Peter Leatham, supporters’ club chairman, savoured a special night that would live long in the memory.
He said: “It was a great night for everybody. The players did their bit on the pitch and the fans did their bit off the pitch afterwards. Everybody got together and it was a night that will go down long in the club’s history. We thought it was inevitable that we would get there. It would have been nice for it to happen on Saturday but in fairness to Exeter they are a good side and it was a well-deserved, hard-fought point.
“Tuesday night was never in doubt once Billy scored his two goals in quick style. It was over and done with and we should probably have scored three or four.”
Owner Andy Holt told the Observer: “It’s fabulous for the town, the lads and everybody involved. I have been contacted by people from Japan and all over the world. It’s a well known club is Accy Stanley and it has captured a lot of people’s imaginations.
“It’s just a great story and a positive story. I’m just happy to have played a little part in it. It’s so important for the town.”
He added: “I want to win the league now. I’ve told them - don’t you worry about that. I don’t want any messing about, it’s not over yet.”

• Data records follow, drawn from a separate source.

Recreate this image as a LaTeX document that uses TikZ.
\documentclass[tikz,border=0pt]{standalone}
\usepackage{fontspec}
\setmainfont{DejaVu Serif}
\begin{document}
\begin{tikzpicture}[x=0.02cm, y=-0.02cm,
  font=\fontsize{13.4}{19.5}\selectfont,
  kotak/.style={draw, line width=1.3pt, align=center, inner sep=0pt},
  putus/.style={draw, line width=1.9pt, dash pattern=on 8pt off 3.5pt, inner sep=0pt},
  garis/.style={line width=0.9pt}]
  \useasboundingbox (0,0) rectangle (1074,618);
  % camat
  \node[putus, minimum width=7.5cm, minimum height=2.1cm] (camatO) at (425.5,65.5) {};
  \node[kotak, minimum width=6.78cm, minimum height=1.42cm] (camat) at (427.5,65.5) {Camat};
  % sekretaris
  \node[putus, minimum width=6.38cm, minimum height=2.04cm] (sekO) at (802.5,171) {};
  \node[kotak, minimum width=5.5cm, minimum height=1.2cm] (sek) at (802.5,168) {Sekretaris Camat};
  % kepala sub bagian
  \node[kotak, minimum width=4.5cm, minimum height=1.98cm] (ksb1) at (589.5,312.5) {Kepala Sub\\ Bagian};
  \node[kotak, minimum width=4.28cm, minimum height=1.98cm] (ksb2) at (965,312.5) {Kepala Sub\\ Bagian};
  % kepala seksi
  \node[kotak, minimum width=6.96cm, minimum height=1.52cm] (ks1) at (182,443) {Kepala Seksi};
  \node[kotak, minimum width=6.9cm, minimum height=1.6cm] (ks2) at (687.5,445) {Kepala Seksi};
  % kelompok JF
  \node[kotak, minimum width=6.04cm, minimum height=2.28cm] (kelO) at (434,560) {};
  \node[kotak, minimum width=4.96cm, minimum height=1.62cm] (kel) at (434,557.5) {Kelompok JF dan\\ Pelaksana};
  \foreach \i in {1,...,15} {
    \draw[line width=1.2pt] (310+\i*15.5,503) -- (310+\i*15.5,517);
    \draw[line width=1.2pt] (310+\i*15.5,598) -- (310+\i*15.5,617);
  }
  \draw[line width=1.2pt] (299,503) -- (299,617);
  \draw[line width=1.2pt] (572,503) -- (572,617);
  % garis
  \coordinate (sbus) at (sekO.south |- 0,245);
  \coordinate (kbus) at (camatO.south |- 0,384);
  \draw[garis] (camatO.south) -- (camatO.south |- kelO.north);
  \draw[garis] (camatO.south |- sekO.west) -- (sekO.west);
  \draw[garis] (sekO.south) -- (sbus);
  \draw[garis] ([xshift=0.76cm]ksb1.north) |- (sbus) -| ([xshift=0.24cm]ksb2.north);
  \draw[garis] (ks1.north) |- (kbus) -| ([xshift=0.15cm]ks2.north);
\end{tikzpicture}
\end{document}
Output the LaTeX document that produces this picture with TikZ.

Manager John Coleman said: “You can’t help but get emotional, but it’s all about the players. The fans have come out in their numbers and I am delighted for them as well.”
Peter Leatham, Stanley supporters club chairman, reflected on the magnitude of the achievement and some of the key figures in the club’s recent history - past and present - who have all played a key role in this week’s triumph.
He said: “Tuesday night was a touch of karma really because it’s the 50th anniversary of the club’s reformation but it was also the exact date that the Football League was formed 130 years ago with Accrington as one of the founder members.
“There’s been a number of people who have kept the club going and unfortunately some are no longer with us.
“John De-Maine passed away last week and he was instrumental in keeping the club afloat, along with the Eric Whalleys and Jack Barretts of this world. Without those people there wouldn’t have been a club for Andy Holt to come and work his magic on. Long may it continue.”
Celebrating supporters said the ‘unbelievable’ performance of the club had exceeded their wildest dreams.
Paul Iddon said: “John Coleman’s done brilliantly considering we have one of the smallest budgets, smallest crowds joint with Morecambe in the league and we don’t have a lot of money to pay players big wages. The team ethic has been key from the players to the crowd, everybody’s been on board.”
Stanley author Darren Woodhead said: “Never ever did I believe it would be possible in a million years to be playing teams like Sunderland in the league.”
With promotion now secured, the Reds get back down to business on Saturday with a tough-looking trip to promotion chasers Wycombe, one of just two teams - along with Luton - who can still deny them the title. Stanley need a maximum of six points from their remaining four games, but a victory on this weekend could see them crowned champions if second-placed Luton slip to defeat at mid-table Carlisle. Stanley then play their game in hand on Tuesday night at 12th-placed Newport County.